Most classic rock fans know the line: “Meet the new boss — same as the old boss.”
The Who’s memorable words recently came to mind as I listened to North Carolina’s new governor. He was parroting his predecessor’s plan to freeze state tax rates.
North Carolina’s flat individual income tax rate dropped from 4.75% in 2023 to 4.5% last year. Current state law calls for the rate to drop again to 4.25% this year, with another cut to 3.99% in 2026.
Meanwhile, the corporate tax rate dropped from 2.5% to 2.25% on Jan. 1. Current law calls for corporate income taxes to disappear by 2030.
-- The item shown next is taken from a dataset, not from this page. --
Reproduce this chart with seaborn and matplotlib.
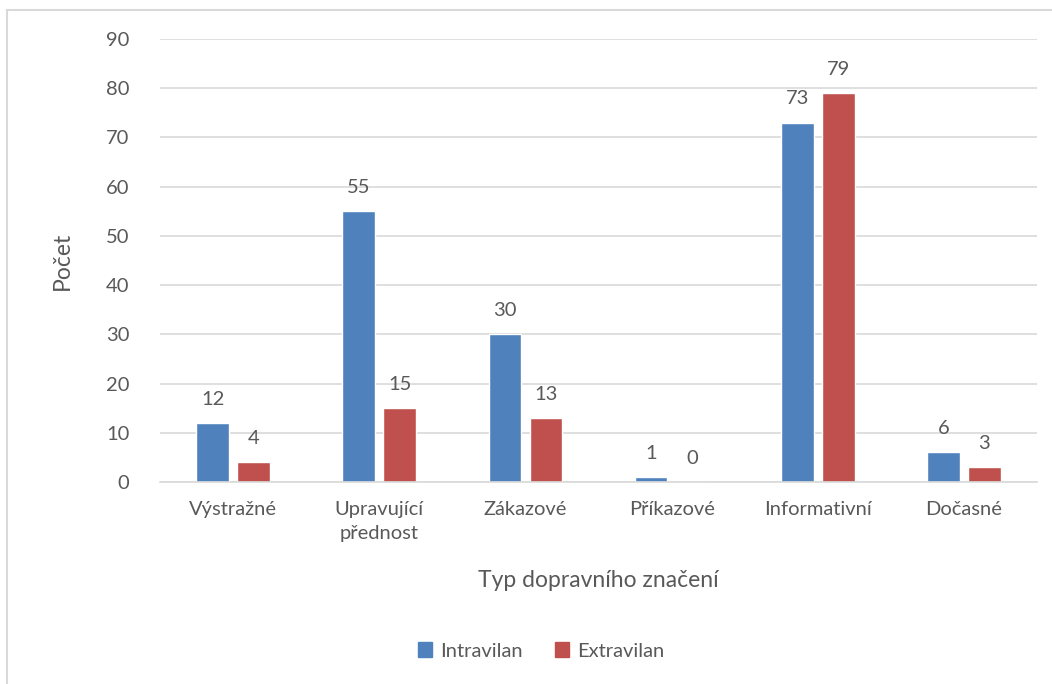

Gov. Josh Stein wants to block that tax relief. In public remarks and budget documents, he calls for holding tax rates at current levels. Stein labels his plan a tax freeze.
Since lower rates are written in North Carolina’s statutes, the governor would achieve his goal only if legislators vote to reverse rate reductions. In other words, lawmakers would have to raise taxes.
It’s not a new idea. Stein’s predecessor, fellow Democrat Roy Cooper, used the same language when trying to block tax cuts in 2023.
Having signed a state budget in November 2021 that lowered tax rates, Cooper attempted to walk back rate cuts less than two years later.
Cooper’s proposed freeze prompted an interesting exchange on social media.
“This is the tax rate under current law,” a legislative staffer wrote in March 2023. “@RoyCooperNC signed that law. The Governor’s budget changes that law in order to take more money from taxpayers to give it to the state. For people who don’t live in a fantasy land, we call that a tax increase.”
A Cooper spokesman responded.
“If there’s any body on earth that has proven that things aren’t real until they happen, it’s the NC General Assembly,” he wrote. “North Carolina taxes currently are what they currently are. We don’t think they should increase. We also don’t think big business/wealthy people need more breaks.”
“We” meant the Cooper team in 2023. Now Stein apparently agrees. He echoes the previous governor’s critique of tax rate cuts for “big business/wealthy people.”
Yet an across-the-board rate cut helps everyone who pays income tax. Combine rate cuts with recent increases in the standard deduction, and tax code changes Cooper signed into law in November 2021 have reduced tax burdens substantially for those with lower incomes.
A married couple in North Carolina can claim a standard deduction of $25,500. Add two children to the mix, and families earning up to $40,000 can deduct another $6,000. In other words, a family in that income bracket owes no state income tax on the first $31,500 of income.
A family making $50,000 (with a per-child tax deduction of $2,500) owes $877 in state taxes with no other tax breaks. That’s an effective state tax rate of 1.75%. A family earning twice as much income — $100,000 — can claim $1,500 per child. Its state tax bill totals $3,217. Its effective tax rate is 3.2%.
Note the family with twice as much income owes 3.7 times as much in taxes.
The state child tax deduction is unavailable for families earning more than $140,000. So a family making $200,000 and taking a standard deduction owes $7,852 in state income taxes. Earning four times as much income as the $50,000 household, this family owes nearly nine times as much in taxes.
How about a household with an income of $1 million? The state income tax bill would hit $43,852. With an income 20 times as high as the $50,000 household, the million-dollar household owes 50 times as much tax.
Dropping the rate to 4.25% leads to the following changes: the $50,000 household owes $828 (saving $49); the $100,000 household owes $3,038 (saving $179); the $200,000 household owes $7,416 (saving $436); and the $1 million household owes $41,416 (saving $2,436).
Yes, those with larger incomes see larger dollar savings. Yet the $1 million household still owes 50 times as much as the $50,000 household (with 20 times as much income).
Add the four families’ tax bills together, and the $1 million household covers 79% of the cost, with the $200,000 household picking up 14%, the $100,000 household paying 6%, and the $50,000 household covering less than 2%.
Our new governor might dislike across-the-board rate cuts. He might believe state government spends money more wisely than families.
But his lines about “freezing” tax rates obscure the true picture. Those who’ve heard his argument might want to quote the Who: “We won’t get fooled again.”
Mitch Kokai is senior political analyst for the John Locke Foundation.